Code that draws figures
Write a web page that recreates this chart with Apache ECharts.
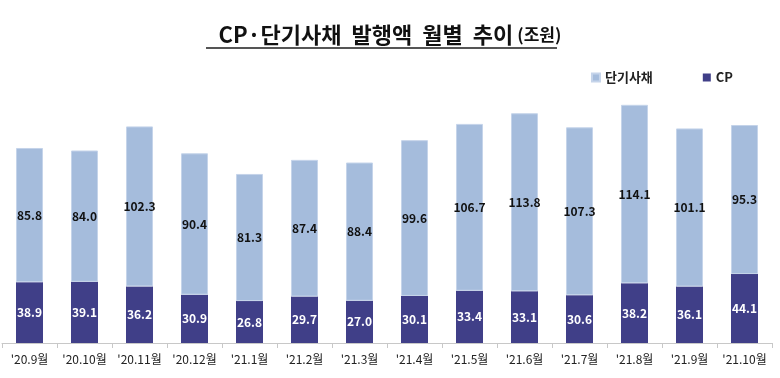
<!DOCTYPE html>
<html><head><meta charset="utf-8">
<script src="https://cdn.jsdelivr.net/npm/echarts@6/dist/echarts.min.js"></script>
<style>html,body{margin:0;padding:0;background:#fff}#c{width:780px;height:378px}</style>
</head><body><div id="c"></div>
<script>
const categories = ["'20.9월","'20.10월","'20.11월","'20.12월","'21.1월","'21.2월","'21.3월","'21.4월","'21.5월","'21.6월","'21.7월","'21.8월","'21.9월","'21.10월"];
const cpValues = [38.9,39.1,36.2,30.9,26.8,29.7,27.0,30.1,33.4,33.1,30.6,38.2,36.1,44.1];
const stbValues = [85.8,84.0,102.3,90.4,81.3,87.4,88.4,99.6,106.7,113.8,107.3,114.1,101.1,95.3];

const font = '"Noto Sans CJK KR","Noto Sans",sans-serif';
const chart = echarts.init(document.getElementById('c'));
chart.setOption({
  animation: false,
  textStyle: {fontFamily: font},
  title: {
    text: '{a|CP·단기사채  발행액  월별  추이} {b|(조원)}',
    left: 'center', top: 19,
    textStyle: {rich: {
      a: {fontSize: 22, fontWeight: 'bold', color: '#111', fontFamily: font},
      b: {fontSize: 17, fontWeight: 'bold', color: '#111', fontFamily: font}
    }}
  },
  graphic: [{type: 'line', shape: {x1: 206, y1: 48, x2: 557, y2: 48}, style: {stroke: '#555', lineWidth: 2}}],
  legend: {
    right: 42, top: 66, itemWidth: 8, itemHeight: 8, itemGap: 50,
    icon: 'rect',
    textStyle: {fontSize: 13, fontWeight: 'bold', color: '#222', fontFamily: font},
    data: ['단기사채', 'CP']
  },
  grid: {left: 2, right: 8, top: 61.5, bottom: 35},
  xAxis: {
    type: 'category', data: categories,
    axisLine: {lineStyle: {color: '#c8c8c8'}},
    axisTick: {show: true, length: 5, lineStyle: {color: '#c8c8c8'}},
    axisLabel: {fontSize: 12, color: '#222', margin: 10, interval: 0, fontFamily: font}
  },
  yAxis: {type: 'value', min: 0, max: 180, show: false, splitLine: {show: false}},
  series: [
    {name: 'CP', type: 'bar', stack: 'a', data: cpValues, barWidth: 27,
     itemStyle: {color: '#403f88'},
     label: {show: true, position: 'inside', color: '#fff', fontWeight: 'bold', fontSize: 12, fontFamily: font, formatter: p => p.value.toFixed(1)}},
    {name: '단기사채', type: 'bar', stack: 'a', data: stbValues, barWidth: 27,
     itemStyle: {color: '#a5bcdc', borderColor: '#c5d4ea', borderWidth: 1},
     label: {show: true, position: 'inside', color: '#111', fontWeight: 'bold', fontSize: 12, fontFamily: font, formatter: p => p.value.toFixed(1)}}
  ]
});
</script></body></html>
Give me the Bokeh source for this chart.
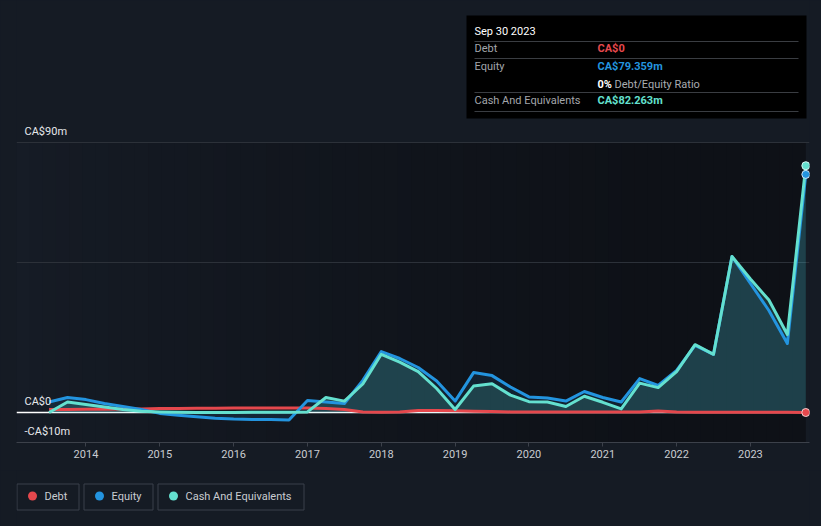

## DESCRIPTION OF THE TASK
Leave out the pictures and output the rest of the material exactly as written.

## WRITTEN ANSWER
Write a web page that recreates this chart with Apache ECharts.
<!DOCTYPE html>
<html><head><meta charset="utf-8">
<script src="https://cdn.jsdelivr.net/npm/echarts@6/dist/echarts.min.js"></script>
<style>html,body{margin:0;padding:0;background:#fff}#c{width:780px;height:378px}</style>
</head><body><div id="c"></div>
<script>
const categories = ["'20.9월","'20.10월","'20.11월","'20.12월","'21.1월","'21.2월","'21.3월","'21.4월","'21.5월","'21.6월","'21.7월","'21.8월","'21.9월","'21.10월"];
const cpValues = [38.9,39.1,36.2,30.9,26.8,29.7,27.0,30.1,33.4,33.1,30.6,38.2,36.1,44.1];
const stbValues = [85.8,84.0,102.3,90.4,81.3,87.4,88.4,99.6,106.7,113.8,107.3,114.1,101.1,95.3];

const font = '"Noto Sans CJK KR","Noto Sans",sans-serif';
const chart = echarts.init(document.getElementById('c'));
chart.setOption({
  animation: false,
  textStyle: {fontFamily: font},
  title: {
    text: '{a|CP·단기사채  발행액  월별  추이} {b|(조원)}',
    left: 'center', top: 19,
    textStyle: {rich: {
      a: {fontSize: 22, fontWeight: 'bold', color: '#111', fontFamily: font},
      b: {fontSize: 17, fontWeight: 'bold', color: '#111', fontFamily: font}
    }}
  },
  graphic: [{type: 'line', shape: {x1: 206, y1: 48, x2: 557, y2: 48}, style: {stroke: '#555', lineWidth: 2}}],
  legend: {
    right: 42, top: 66, itemWidth: 8, itemHeight: 8, itemGap: 50,
    icon: 'rect',
    textStyle: {fontSize: 13, fontWeight: 'bold', color: '#222', fontFamily: font},
    data: ['단기사채', 'CP']
  },
  grid: {left: 2, right: 8, top: 61.5, bottom: 35},
  xAxis: {
    type: 'category', data: categories,
    axisLine: {lineStyle: {color: '#c8c8c8'}},
    axisTick: {show: true, length: 5, lineStyle: {color: '#c8c8c8'}},
    axisLabel: {fontSize: 12, color: '#222', margin: 10, interval: 0, fontFamily: font}
  },
  yAxis: {type: 'value', min: 0, max: 180, show: false, splitLine: {show: false}},
  series: [
    {name: 'CP', type: 'bar', stack: 'a', data: cpValues, barWidth: 27,
     itemStyle: {color: '#403f88'},
     label: {show: true, position: 'inside', color: '#fff', fontWeight: 'bold', fontSize: 12, fontFamily: font, formatter: p => p.value.toFixed(1)}},
    {name: '단기사채', type: 'bar', stack: 'a', data: stbValues, barWidth: 27,
     itemStyle: {color: '#a5bcdc', borderColor: '#c5d4ea', borderWidth: 1},
     label: {show: true, position: 'inside', color: '#111', fontWeight: 'bold', fontSize: 12, fontFamily: font, formatter: p => p.value.toFixed(1)}}
  ]
});
</script></body></html>
Give me the Bokeh source for this chart.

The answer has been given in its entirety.